We turned from a beautiful, narrow street in Faenza into the broad, beautiful piazza, lined with a selection of classic cars owned by local residents. This was our first experience of the Italian Job awesomeness, experiences that you simply couldn’t buy anywhere else. We were presented with an Italian Job ceramic by Faenza’s mayor and shortly we were parked up with the other Jobbers filing in behind us (remember we were first on the road and we were running the lowest team number).

Classic car lineup in Faenza. Plus the service van, it gets everywhere

Classic car lineup in Faenza. Plus the service van, it gets everywhere

We had a couple of hours to explore the town and we also had to take a photo with an Italian. Feeling awkward, we grabbed an Italian gentleman and asked if we could take a photo with him. “Of course”, he said, which is quite in character, we found the Italians welcoming and accommodating, whatever odd request you came up with. With the photo in the can, we had a good look at the classic cars and climbed up onto the upper loggia, which provided a good view of the piazza and the cars.

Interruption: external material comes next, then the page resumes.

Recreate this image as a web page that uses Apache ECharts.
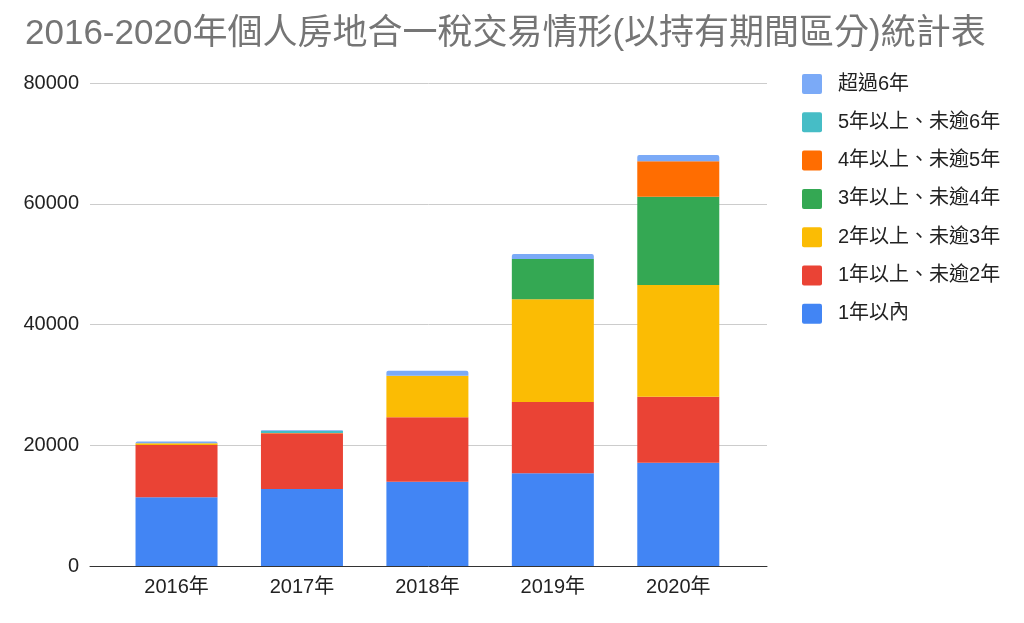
<!DOCTYPE html>
<html>
<head>
<meta charset="utf-8">
<script src="https://cdn.jsdelivr.net/npm/echarts@6/dist/echarts.min.js"></script>
<style>
    html, body {margin: 0; padding: 0; background: #fff;}
    #chart {width: 1024px; height: 623px;}
</style>
</head>
<body>
<div id="chart"></div>
<script>
let years = ["2016年", "2017年", "2018年", "2019年", "2020年"];
let yTicks = [0, 20000, 40000, 60000, 80000];

let names = ["1年以內", "1年以上、未逾2年", "2年以上、未逾3年", "3年以上、未逾4年",
    "4年以上、未逾5年", "5年以上、未逾6年", "超過6年"];
let colors = ["#4285f4", "#ea4335", "#fbbc04", "#34a853", "#ff6d01", "#46bdc6", "#7baaf7"];

let within1 = [11380, 12750, 13960, 15350, 17110];
let y1to2 = [8660, 9220, 10660, 11810, 10930];
let y2to3 = [280, 50, 6890, 17010, 18500];
let y3to4 = [0, 0, 0, 6680, 14620];
let y4to5 = [0, 0, 0, 0, 5860];
let y5to6 = [0, 330, 0, 0, 0];
let over6 = [300, 150, 830, 830, 1040];

let values = [within1, y1to2, y2to3, y3to4, y4to5, y5to6, over6];
let font = "'Liberation Sans', 'Noto Sans CJK TC', sans-serif";
// square legend swatch with slightly rounded corners
let swatch = "path://M2,0H18Q20,0 20,2V18Q20,20 18,20H2Q0,20 0,18V2Q0,0 2,0Z";

let series = names.map(function (name, i) {
    return {
        name: name,
        type: "bar",
        stack: "total",
        xAxisIndex: 1,
        yAxisIndex: 1,
        barWidth: 82,
        data: values[i],
        itemStyle: {
            color: colors[i],
            borderRadius: i === names.length - 1 ? [2, 2, 0, 0] : 0
        }
    };
});

let chart = echarts.init(document.getElementById("chart"));
chart.setOption({
    animation: false,
    textStyle: {fontFamily: font},
    title: {
        text: "2016-2020年個人房地合一稅交易情形(以持有期間區分)統計表",
        left: 20,
        top: 12,
        textStyle: {fontSize: 35, fontWeight: "normal", color: "#757575", fontFamily: font}
    },
    legend: {
        orient: "vertical",
        left: 797,
        top: 69,
        itemWidth: 20,
        itemHeight: 20,
        itemGap: 18.3,
        icon: swatch,
        data: names.slice().reverse(),
        textStyle: {fontSize: 20, color: "#222", padding: [0, 0, 0, 11], fontFamily: font}
    },
    grid: [
        // gridlines and y labels
        {left: 90, right: 257, top: 83, bottom: 57},
        // bars
        {left: 113.8, right: 283, top: 83, bottom: 57}
    ],
    xAxis: [
        {
            type: "value",
            gridIndex: 0,
            axisLine: {show: true, lineStyle: {color: "#333", width: 1}},
            axisTick: {show: false},
            axisLabel: {show: false},
            splitLine: {show: false}
        },
        {
            type: "category",
            gridIndex: 1,
            data: years,
            axisLine: {show: false},
            axisTick: {show: false},
            axisLabel: {fontSize: 20, color: "#222", margin: 11, fontFamily: font}
        }
    ],
    yAxis: [
        {
            type: "value",
            gridIndex: 0,
            min: yTicks[0],
            max: yTicks[yTicks.length - 1],
            interval: yTicks[1] - yTicks[0],
            axisLine: {show: false},
            axisTick: {show: false},
            axisLabel: {
                fontSize: 20, color: "#222", margin: 11, fontFamily: font,
                formatter: function (v) { return String(v); }
            },
            splitLine: {lineStyle: {color: "#cccccc"}}
        },
        {
            type: "value",
            gridIndex: 1,
            min: yTicks[0],
            max: yTicks[yTicks.length - 1],
            show: false
        }
    ],
    series: series
});
</script>
</body>
</html>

A selfie with a random Italian gentleman. He seemed quite happy to join in

A selfie with a random Italian gentleman. He seemed quite happy to join in

A wander around the town followed by a quick coffee and it was time to head off.

The last hope of the day was back to the hotel, a straightforward 12 miles, however, we still had a Mini and scenery photo to take, although we weren’t in the picturesque area we had been earlier in the day, so we decided to send a photo of our Mini in the piazza, making a note for next time to take the opportunities early.

Before arriving at the hotel we took in a petrol stop so that we started the next day with a full tank (words of wisdom from Barry in team 49).